Continuous low pressure decarboxylation of fatty acids to fuel-range hydrocarbons with in situ hydrogen production

Fatty acids are considered as a renewable feedstock for the production of high value products such as fuel-range hydrocarbons. Decarboxylation can produce high quality fuels from fatty acids, although either high pressure or additional hydrogen is required. This study investigated a low pressure (< 500 psi) continuous decarboxylation process examining oleic acid in a continuous fixed bed reactor using activated carbon, which gave surprisingly high quality fuel-like hydrocarbons with no external hydrogen.

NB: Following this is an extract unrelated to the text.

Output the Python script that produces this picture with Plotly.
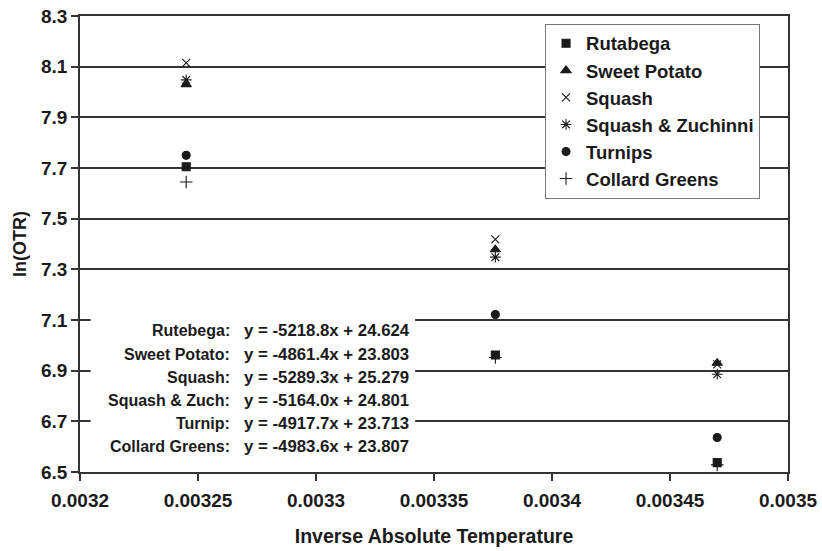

The results showed that activated carbon performed as a catalyst for both decarboxylation and in situ hydrogen production. The reaction parameters for maximum degree of decarboxylation (91%) was found to be 400 degrees C, 2 h and water-to-oleic acid ratio of 4:1. To determine the degree of decarboxylation and reaction mechanism, the formed liquid products were examined by ATR-FTIR, Raman and GC-FID analysis, respectively. The liquid product was found to consist of mainly saturated hydrocarbons containing heptadecane (89.3% selectivity) as the major compound. The liquid product was found to have a similar density and higher heating value (HHV) to commercial diesel and jet fuel. The mechanism for decarboxylation reaction along with in situ hydrogen formation was proposed in this study.